The Sloop John A maybe?

Oh, that might have been the Beach Bums instead of Beach Boys

If artists stray too far from their roots, or their primary genre, they run the risk of alienating their fanbase...

On the other hand, if they just cross over just a bit into another genre, or make a collaborative musical effort; they can sometimes capture the hearts of an entirely new audience!

I see this is occuring quite frequently between the Irish traditional music and Bluegrass genres, both have which adopted the Afro-American folk instrument - the banjo!

Found this great article on How to Start and Run a Slow Session.  Actually the article wasn't so much on slow sessions but touched on attitudes in sessions.  Pretty well written blog.

http://members.cox.net/eskin/sessiondynamics.html

 

The Chieftains, with Matt Molloy - The Mason's Apron

 

The controversy surrounding this tune clearly ties back to the posted discussion:

How traditional can you get?

"In the nearly two years that I've been studying Irish traditional music, I've been aware that there is a divide between traditional purists and those who will selectively experiment or even accept new musical elements into the genre.

I wonder whether Sean Maguire's playing had been influenced by any training or exposure to classical music (which would explain playing fiddle in third or fifth position, or playing in flat keys etc.)?

Of course, I am American of Irish descent. I can't pretend to be aware of the emotional or politcal ties that may be attached to these tunes. Like all traditional music in the world, these tunes have inextricably woven themselves into the fabric of the daily lives of the people who play them and pass them to the next generations."

As a new student of the genre, I'm very interested to hear more discussion on this topic.

 

"

Found this great article on How to Start and Run a Slow Session.  Actually the article wasn't so much on slow sessions but touched on attitudes in sessions.  Pretty well written blog.

http://members.cox.net/eskin/sessiondynamics.html"

 

Fantastic article James. It covers quite a range of scenarios, and it does offer some constructive methods and strategies toward a convivial session experience.

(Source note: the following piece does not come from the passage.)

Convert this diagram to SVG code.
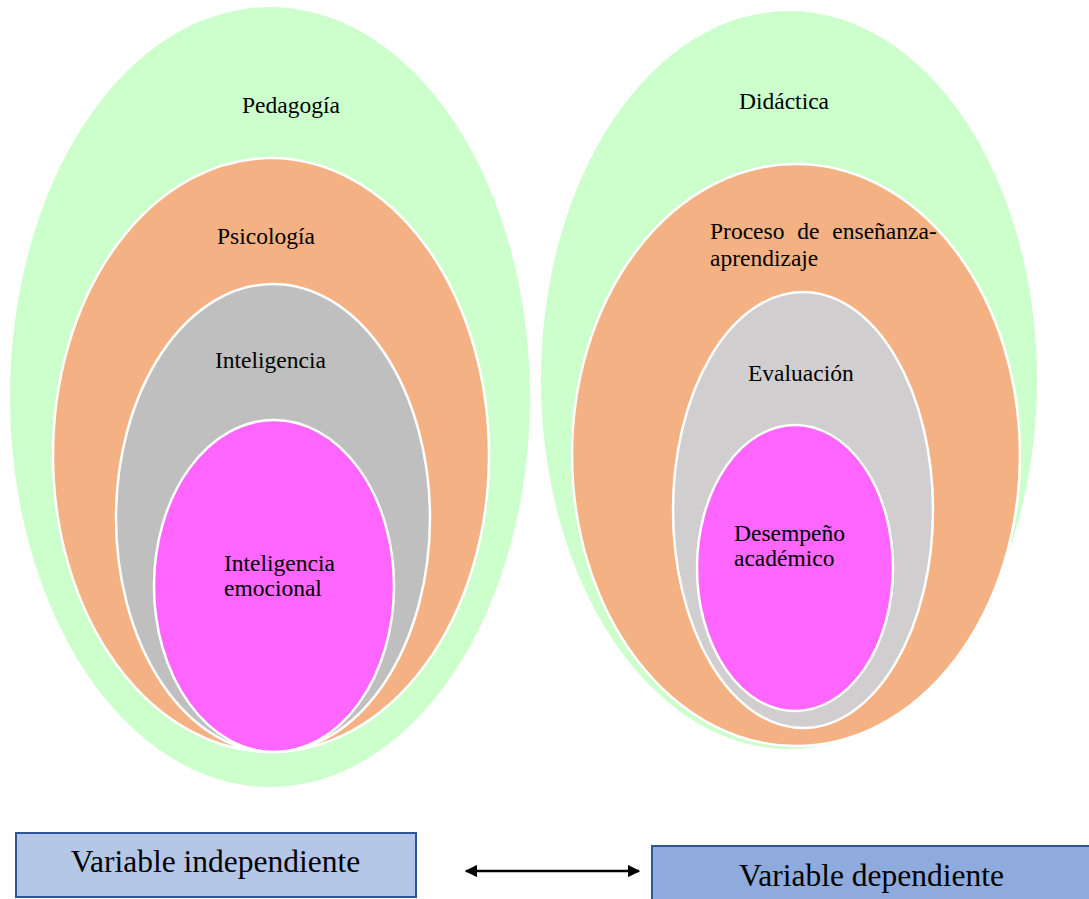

I think a lot depends on what the session players/owners want and the environment in which it exists. Here in my corner of Florida there are not too many players, and most of the session folks play other genre of music.

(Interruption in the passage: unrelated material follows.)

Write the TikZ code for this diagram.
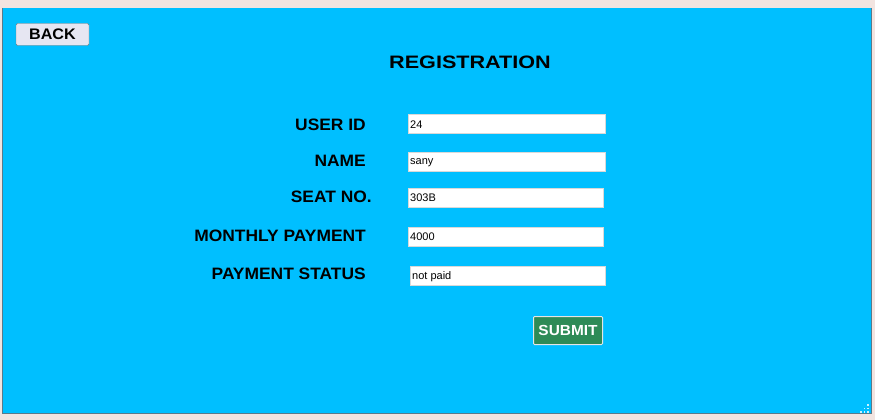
\documentclass[tikz,border=0pt]{standalone}
\usepackage{fontspec}
\setmainfont{Liberation Sans}
\newfontfamily\lblfont[FakeStretch=1.055]{Liberation Sans}
\newfontfamily\ttlfont[FakeStretch=1.2]{Liberation Sans}
\definecolor{frame}{HTML}{F2E4E0}
\definecolor{sky}{HTML}{00BFFF}
\definecolor{edge}{HTML}{5A7A8A}
\definecolor{btn}{HTML}{E6E6F2}
\definecolor{btnedge}{HTML}{7A7A7A}
\definecolor{sea}{HTML}{2E8B57}
\begin{document}
\begin{tikzpicture}[x=1pt,y=-1pt,
  lbl/.style={anchor=east,font=\lblfont\fontsize{16.5}{16.5}\selectfont\bfseries,text=black,inner sep=0pt},
  fieldbox/.style={draw=white!85!black,fill=white,minimum height=19pt,inner sep=0pt,anchor=north west},
  fieldtxt/.style={anchor=west,font=\fontsize{11}{11}\selectfont,inner sep=0pt},
  pushbtn/.style={draw=btnedge,fill=btn,rounded corners=1.5pt,inner sep=0pt,font=\lblfont\fontsize{15.3}{15.3}\selectfont\bfseries}]
\useasboundingbox (0,0) rectangle (875,420);
\fill[frame] (0,0) rectangle (875,420);
\fill[sky] (2,8) rectangle (872,414);
\draw[edge,line width=1pt] (2.5,8) -- (2.5,413.5) -- (871.5,413.5) -- (871.5,8);
% BACK button
\node[pushbtn,minimum width=73pt,minimum height=22pt] (back) at (52.5,34.5) {BACK};
% title
\node[font=\ttlfont\fontsize{18}{18}\selectfont\bfseries,inner sep=0pt] (title) at (470,62.3) {REGISTRATION};
% labels
\node[lbl] (luid) at (366,124.5) {USER ID};
\node[lbl] (lname) at (366,161) {NAME};
\node[lbl] (lseat) at (372,197) {SEAT NO.};
\node[lbl] (lpay) at (366,236) {MONTHLY PAYMENT};
\node[lbl] (lstat) at (366,274) {PAYMENT STATUS};
% fields
\node[fieldbox,minimum width=197pt] (fuid) at (408,114) {};
\node[fieldtxt] (tuid) at ([xshift=2pt,yshift=-1pt]fuid.west) {24};
\node[fieldbox,minimum width=197pt] (fname) at (408,151.5) {};
\node[fieldtxt] (tname) at ([xshift=2pt,yshift=-1pt]fname.west) {sany};
\node[fieldbox,minimum width=195pt] (fseat) at (408,187.5) {};
\node[fieldtxt] (tseat) at ([xshift=2pt,yshift=-1pt]fseat.west) {303B};
\node[fieldbox,minimum width=195pt] (fpay) at (408,226.5) {};
\node[fieldtxt] (tpay) at ([xshift=2pt,yshift=-1pt]fpay.west) {4000};
\node[fieldbox,minimum width=195pt] (fstat) at (410,266) {};
\node[fieldtxt] (tstat) at ([xshift=2pt,yshift=-1pt]fstat.west) {not paid};
% submit
\node[draw=white!80!gray,line width=1pt,fill=sea,text=white,minimum width=69pt,minimum height=28pt,inner sep=0pt,rounded corners=1pt,font=\lblfont\fontsize{14.6}{14.6}\selectfont\bfseries] (submit) at (568,330.5) {SUBMIT};
% resize grip
\foreach \p in {(867,404),(867,407.5),(867,411),(863.5,407.5),(863.5,411),(860,411)}
  \fill[white!80!sky] \p rectangle ++(1.6,1.6);
\end{tikzpicture}
\end{document}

From time to time an Old Timey or Bluegrass tune will pop out, and that's fine. And when a new guest joins in we pleased to have the do whatever it is they would like to do.

But we pretty much manage it such that if it starts turning into a Bluegrass jam by folks following one bluegrass tune with another, and another, the person who feels the most need to bring things back on track just jumps in with an Irish tune before another bluegrass gets going and the message it pretty well understood. We do have regular listeners who come for the tunes, and we feel obligated to some degree to serve up a menu such as they have come to expect - mostly ITM with the odd non-ITM tune or song here and there. 

The degree of control exercised should be just enough to keep from losing the character of the session, whatever that has become. I guess it's like the tunes, there is no "right" way to play a tune, and there is no "right" way to run a session. If one doesn't enjoy the manner the session master is running things, pick another session. Or start one. I think of the session leader sorta like a conductor. They may not make (all) the music, but they influence what comes out. 

We're so un-strict we even let a guest sing Danny Boy last week.